Bernard O'Donoghue's fourth collection of poetry is peopled largely by the dead: not only the ghosts of the poet's friends and relatives, but also the voices of other writers - most notably Yeats and Joyce - who are emblems of an Ireland that O'Donoghue has left behind, but cannot leave alone.
The marvellous first poem, "The Day I Outlived My Father", sets the tone. The sense of guilt and disloyalty at having survived a loved one, which, even years after the event, is one of grief's oddest signatures, rubs up against the iron realisation of aloneness: "Yet no one sent me flowers, or even/asked me out for a drink. If anything/it makes it worse, your early death, that/having now at last outlived you, I too/have broken ranks . . . "
From that simple beginning the poem opens out in its second half to an understanding of hitherto unsensed possibilities: "So I am in new territory from here on:/must blaze my own trail, read alone/ the hooftracks in the summer-powdered dust/and set a good face to the future:/at liberty at last like mad Arnaut/to cultivate the wind, to hunt the bull/on hare-back, to swim against the tide."
Those seven lines are an object lesson in poetic compression, in the kind of jack-in-the-box surprise that only the most accomplished poet can spring. Arnaut, the 12th-century Provencal troubadour (who is credited, incidentally, with the invention of the sestina) was admired by Dante, translated by Ezra Pound, and finished up, as it were, being ventriloquised by T S Eliot in the denouement of The Waste Land. In Dante's Purgatory, Arnaut is one of the shades the poet encounters in the refining fire, referred to by the Bolognese poet Guido Guinizelli as "il miglior fabbro" (the phrase Eliot used in dedicating his poem to Pound). "I am Arnaut," he tells us, "who weep and sing as I go." So from the ordinariness of "new territory" and "blaze my own trail", the horizon of O'Donoghue's poem expands with extraordinary rapidity. Not only do we hear the echoes of Beckett's swirlingly bleak affirmation at the close of The Unnamable - "You can't go on, I must go on, I'll go on" - but we are plunged into Dante's Purgatory with its exquisite balance of shame and hope, penitence and determination.
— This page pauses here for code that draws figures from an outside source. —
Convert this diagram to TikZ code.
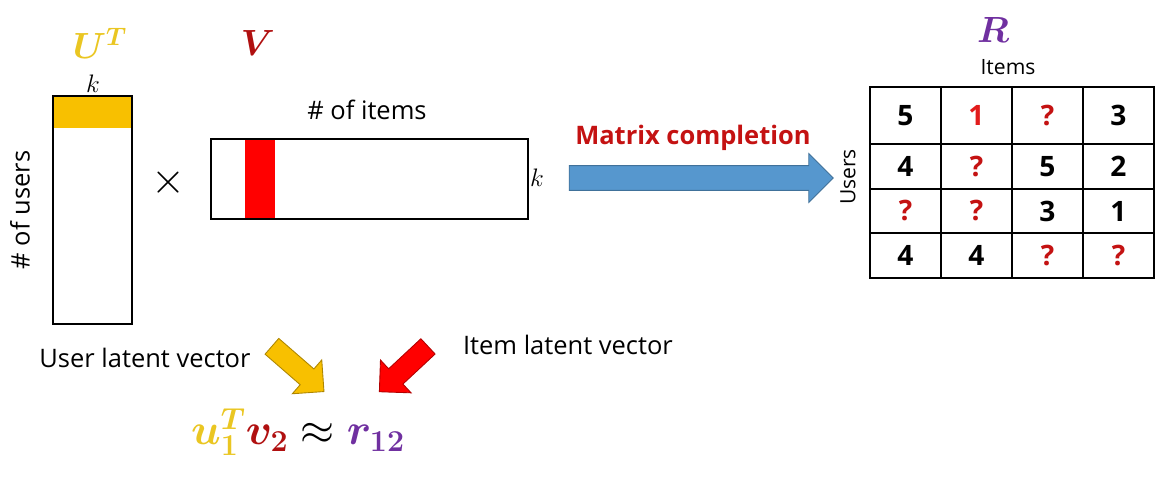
\documentclass[tikz,border=0pt]{standalone}
\usepackage{amssymb}
\usepackage{amsmath}
\usepackage{bm}
\usepackage{fontspec}
\setmainfont{Open Sans}
\usepackage{tikz}
\usetikzlibrary{shapes.arrows}

\definecolor{ugold}{RGB}{234,198,34}
\definecolor{band}{RGB}{248,192,0}
\definecolor{vred}{RGB}{176,16,16}
\definecolor{qred}{RGB}{196,18,18}
\definecolor{onered}{RGB}{226,28,28}
\definecolor{rpurple}{RGB}{112,48,160}
\definecolor{arrblue}{RGB}{86,151,206}

\begin{document}
\begin{tikzpicture}[x=0.02cm,y=-0.02cm]
	\tikzstyle{every node}+=[inner sep=0pt]
	\tikzstyle{lbl}=[font=\fontsize{14.5}{16}\selectfont]
	\tikzstyle{small}=[font=\fontsize{12}{14}\selectfont]
	\tikzstyle{big}=[font=\fontsize{20}{22}\selectfont]
	\tikzstyle{mat}=[draw, line width=0.9pt]
	\tikzstyle{cell}=[draw, line width=0.9pt, minimum width=1.42cm, font=\fontsize{16}{18}\selectfont\bfseries]
	\tikzstyle{fat}=[single arrow, line width=0.5pt, inner ysep=0.2cm, single arrow head extend=0.24cm]
	\useasboundingbox (0,0) rectangle (1164,480);
	% left side: U^T times V
	\fill [band] (53,96) rectangle (132,128);
	\node [mat, minimum width=1.58cm, minimum height=4.56cm] (umat) at (92.5,210) {};
	\fill [red] (245,139) rectangle (275,219);
	\node [mat, minimum width=6.34cm, minimum height=1.6cm] (vmat) at (369.5,179) {};
	\node [big, text=ugold] (ulbl) at (100,43) {$\bm{U^{T}}$};
	\node [big, text=vred] (vlbl) at (258,43) {$\bm{V}$};
	\node [lbl] (ku) at (93,84) {$k$};
	\node [lbl, rotate=90] (nusers) at (20,210) {\# of users};
	\node [font=\fontsize{24}{24}\selectfont] (times) at (168,183) {$\times$};
	\node [lbl] (nitems) at (367,110) {\# of items};
	\node [lbl] (kv) at (537,178) {$k$};
	% completion arrow
	\node [fat, fill=arrblue, draw=arrblue!75!black, minimum height=5.28cm, inner ysep=0.24cm] (compl) at (695,178) {};
	\node [font=\fontsize{14.5}{16}\selectfont\bfseries, text=qred] (mc) at (693,138) {Matrix completion};
	% R
	\node [big, text=rpurple] (rlbl) at (993,30) {$\bm{R}$};
	\node [small] (ritems) at (1008,67) {Items};
	\node [small, rotate=90] (rusers) at (848,177) {Users};
	\foreach \c/\x/\t/\col in {1/905.5/5/black, 2/976.5/1/onered, 3/1047.5/?/qred, 4/1118.5/3/black}
		\node [cell, minimum height=1.14cm, text=\col] (c1\c) at (\x,115.5) {\t};
	\foreach \c/\x/\t/\col in {1/905.5/4/black, 2/976.5/?/qred, 3/1047.5/5/black, 4/1118.5/2/black}
		\node [cell, minimum height=0.9cm, text=\col] (c2\c) at (\x,166.5) {\t};
	\foreach \c/\x/\t/\col in {1/905.5/?/qred, 2/976.5/?/qred, 3/1047.5/3/black, 4/1118.5/1/black}
		\node [cell, minimum height=0.88cm, text=\col] (c3\c) at (\x,211) {\t};
	\foreach \c/\x/\t/\col in {1/905.5/4/black, 2/976.5/4/black, 3/1047.5/?/qred, 4/1118.5/?/qred}
		\node [cell, minimum height=0.9cm, text=\col] (c4\c) at (\x,255.5) {\t};
	% bottom: latent vectors
	\node [lbl] (ulv) at (145,358) {User latent vector};
	\node [lbl] (ilv) at (568,345) {Item latent vector};
	\node [fat, fill=band, draw=band!70!black, minimum height=1.38cm, rotate=-41] (uarr) at (294,365.5) {};
	\node [fat, fill=red, draw=red!70!black, minimum height=1.33cm, rotate=-137] (varr) at (407.5,365.5) {};
	\node [font=\fontsize{24}{26}\selectfont] (eq) at (298,432)
		{$\color{ugold}\bm{u}_{\bm{1}}^{\bm{T}}\color{vred}\bm{v}_{\bm{2}}\color{black}\approx\color{rpurple}\bm{r}_{\bm{12}}$};
\end{tikzpicture}
\end{document}
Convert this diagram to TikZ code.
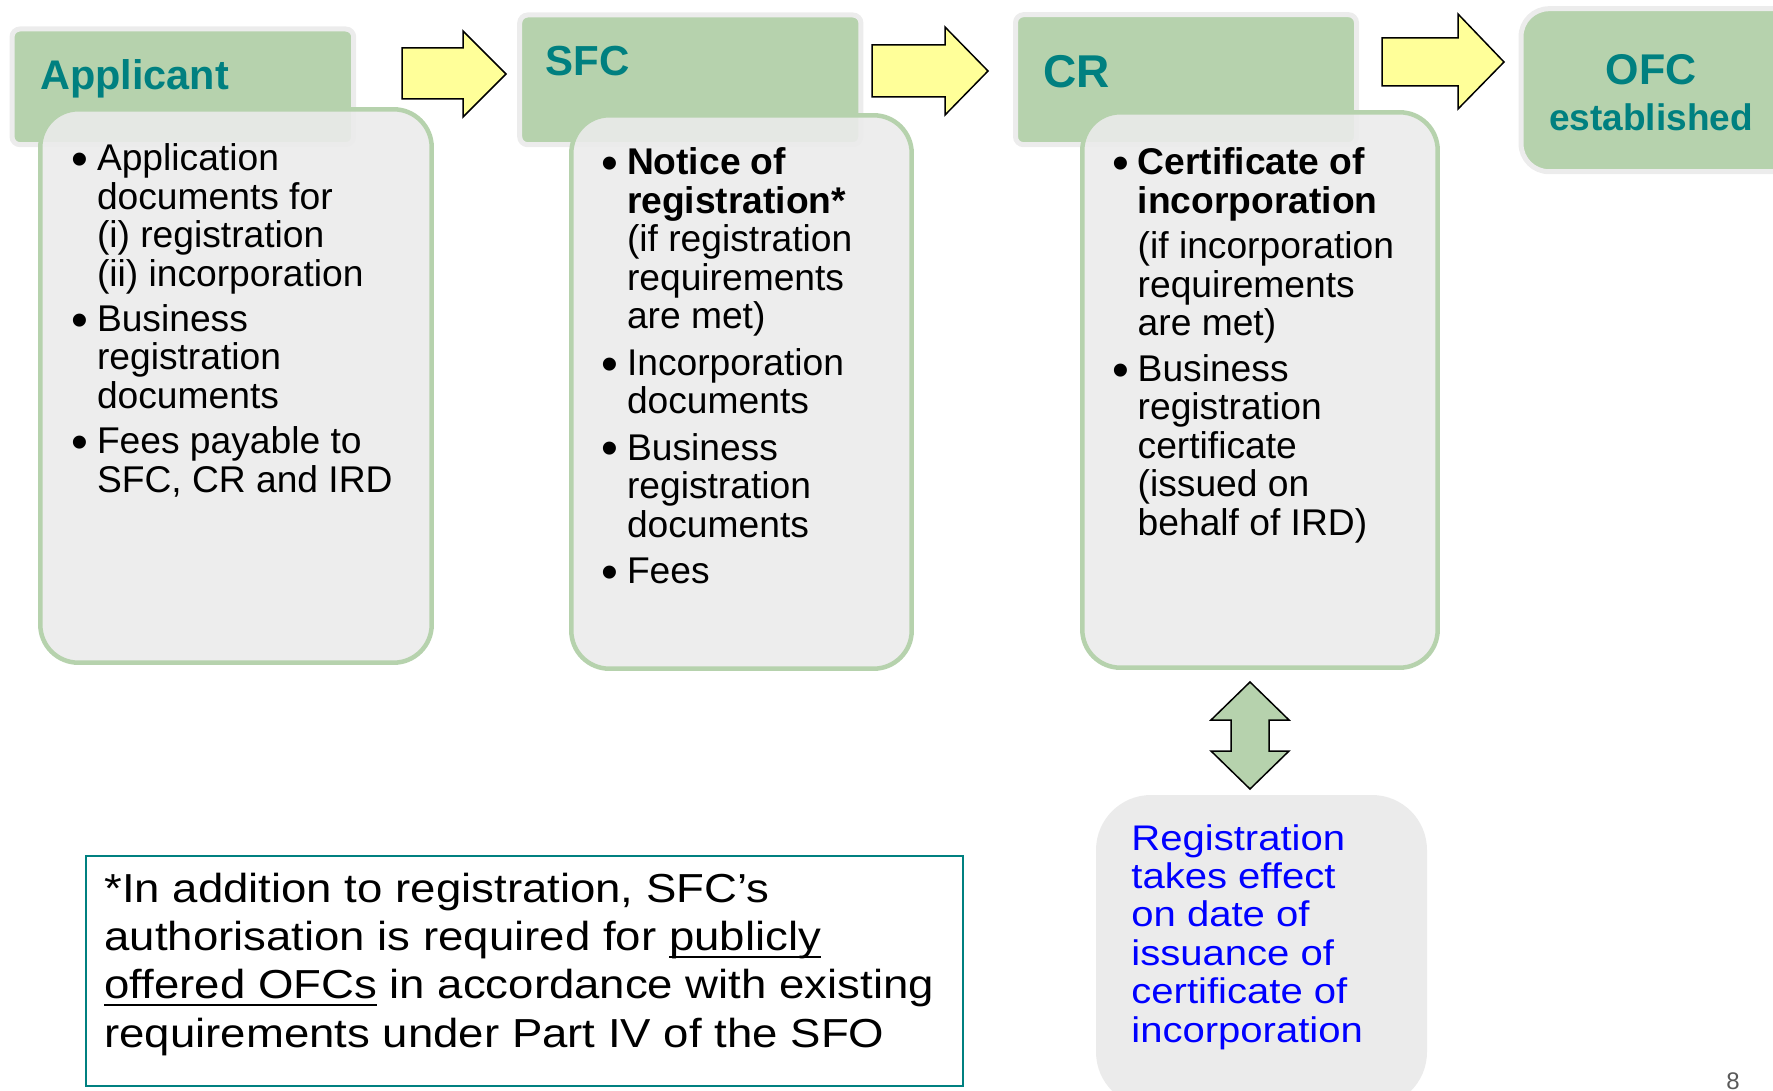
\documentclass[tikz,border=0pt]{standalone}
\usepackage{fontspec}
\setmainfont{Liberation Sans}
\newfontfamily\widesans[FakeStretch=1.125]{Liberation Sans}

\definecolor{hdrgreen}{RGB}{182,210,173}
\definecolor{hdrteal}{RGB}{0,128,128}
\definecolor{boxgray}{RGB}{235,235,235}
\definecolor{ringgray}{RGB}{236,236,236}
\definecolor{arrowyellow}{RGB}{255,255,153}
\newcommand\uln[1]{\setbox0\hbox{#1}\rlap{\rule[-3.7pt]{\wd0}{1pt}}\box0\relax}
\newcommand\bul{\raisebox{-2.4pt}{\fontsize{24}{19}\selectfont\textbullet}}

\begin{document}
\begin{tikzpicture}[x=0.5pt,y=-0.5pt]
	\tikzstyle{head}=[fill=hdrgreen,draw=ringgray,line width=2.5pt,rounded corners=4pt]
	\tikzstyle{body}=[fill=boxgray,fill opacity=0.9,draw=hdrgreen,line width=2.25pt,rounded corners=19pt]
	\tikzstyle{yarrow}=[fill=arrowyellow,draw=black,line width=0.75pt]
	\tikzstyle{garrow}=[fill=hdrgreen,draw=black,line width=0.75pt]
	\tikzstyle{title}=[anchor=base west,inner sep=0pt,text=hdrteal,font=\bfseries\fontsize{20.7}{24}\selectfont]
	\tikzstyle{items}=[anchor=base west,inner sep=0pt,font=\fontsize{18.6}{19.15}\selectfont]
	\useasboundingbox (0,0) rectangle (1773,1091);
	\clip (0,0) rectangle (1773,1091);
	
	\draw[head] (12,29) rectangle (353.7,144.7);
	\draw[head] (519.7,15) rectangle (860.9,144.7);
	\draw[head] (1015.5,14.7) rectangle (1356.5,144.7);
	\draw[head,rounded corners=14pt] (1521,8.7) rectangle (1800,171.7);
	
	\draw[body] (40.3,109.3) rectangle (431.7,662.7);
	\draw[body] (571.3,115.3) rectangle (911.7,668.7);
	\draw[body] (1082.3,112.3) rectangle (1437.7,667.7);
	
	\draw[yarrow] (402,48) -- (463,48) -- (463,31) -- (506,74) -- (463,117) -- (463,99) -- (402,99) -- cycle;
	\draw[yarrow] (872,45) -- (945,45) -- (945,27) -- (988,71) -- (945,115) -- (945,97) -- (872,97) -- cycle;
	\draw[yarrow] (1382,38) -- (1458,38) -- (1458,14) -- (1504,62) -- (1458,109) -- (1458,86) -- (1382,86) -- cycle;
	\draw[garrow] (1250,682) -- (1289,720) -- (1269,720) -- (1269,751) -- (1289,751) -- (1250,789) -- (1211,751) -- (1231,751) -- (1231,720) -- (1211,720) -- cycle;
	
	\fill[boxgray,rounded corners=27.5pt] (1096,795) rectangle (1427,1107);
	\draw[hdrteal,line width=1pt] (86,856) rectangle (963,1086);
	
	\node[title] (applicant) at (40,90) {Applicant};
	\node[title,font=\bfseries\fontsize{21}{24}\selectfont] (sfc) at (545,76) {SFC};
	\node[title,font=\bfseries\fontsize{23}{26}\selectfont] (cr) at (1043,88) {CR};
	\node[title,anchor=base,font=\bfseries\fontsize{21.5}{24}\selectfont] (ofc) at (1651,85) {OFC};
	\node[title,anchor=base,font=\bfseries\fontsize{18.5}{22}\selectfont] (established) at (1651,131) {established};
	
	\node[items] (appitems) at (71,170.7) {\begin{tabular}[t]{@{}p{12.8pt}@{}l@{}}
		\bul & Application\\
		& documents for\\
		& (i) registration\\
		& (ii) incorporation\\[3.5pt]
		\bul & Business\\
		& registration\\
		& documents\\[3.5pt]
		\bul & Fees payable to\\
		& SFC, CR and IRD
	\end{tabular}};
	\node[items] (sfcitems) at (601,175) {\begin{tabular}[t]{@{}p{12.8pt}@{}l@{}}
		\bul & \textbf{Notice of}\\
		& \textbf{registration*}\\
		& (if registration\\
		& requirements\\
		& are met)\\[4pt]
		\bul & Incorporation\\
		& documents\\[4pt]
		\bul & Business\\
		& registration\\
		& documents\\[4pt]
		\bul & Fees
	\end{tabular}};
	\node[items] (critems) at (1111.7,175) {\begin{tabular}[t]{@{}p{12.8pt}@{}l@{}}
		\bul & \textbf{Certificate of}\\
		& \textbf{incorporation}\\[3.5pt]
		& (if incorporation\\
		& requirements\\
		& are met)\\[3.5pt]
		\bul & Business\\
		& registration\\
		& certificate\\
		& (issued on\\
		& behalf of IRD)
	\end{tabular}};
	
	\node[items,text=blue,font=\widesans\fontsize{17.8}{19.2}\selectfont] (effect) at (1131,850) {\begin{tabular}[t]{@{}l@{}}
		Registration\\
		takes effect\\
		on date of\\
		issuance of\\
		certificate of\\
		incorporation
	\end{tabular}};
	\node[items,font=\widesans\fontsize{20.25}{24.15}\selectfont] (note) at (104,902.3) {\begin{tabular}[t]{@{}l@{}}
		*In addition to registration, SFC’s\\
		authorisation is required for \uln{publicly}\\
		\uln{offered OFCs} in accordance with existing\\
		requirements under Part IV of the SFO
	\end{tabular}};
	\node[anchor=base,inner sep=0pt,text=black!65,font=\fontsize{12}{14}\selectfont] (pagenum) at (1733,1089) {8};
\end{tikzpicture}
\end{document}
One of the things Dante admired about Arnaut was his use of common language for uncommon purposes, and Outliving is a good example. The tone is quietly conversational, guileless; the mode a narrative or short story - or almost, at times, like a shaggy-dog story. Some are unapologetically small poems, but drily funny, such as the one about the Irishman trying to blag his way on to the ferry home for free: "I must get back/for the funeral, sir; my mother's passed away./Sometimes of course she had; more times she hadn't." Others make a play on some small point of difference between England and Ireland that may just have a larger significance. "Wind in the Willows" points out that Kenneth Grahame's archetypally English children's story couldn't have been written "in our neck/of the woods, because - misnamers of everything - /we called them salleys". In "The Salley Gardens" a few pages later, the point is remembered, only this time it is freighted with the ages-long anguish of oppression: "But how could we have sung our songs/with foreign heels upon our hearts . . . ? On the branches of willows, like a jacket/hung by a worker on a hot day,/our harps too hung in sacrifice . . ."
Like much else here, that poem seems to posit a community of grieving, an appreciation of the shared nature of the human imperatives. In "The Company of the Dead" we find a narrator who relishes the departed because "they've no unrealised agendas . . . /They're no trouble round the place." At other times, though, the mood is grimly solitary, comfortless and cruelly honest. At the end of "Celebrities", the contrast between the narrative and lyric voices is intense and brutal, as the narrator meets an old and unloved acquaintance for the last time: "His eyes were full of tears. We were sad/In that sweet air that basks in sunlight./But who among the angelic orders heard us/When we cried? No one. No one listens."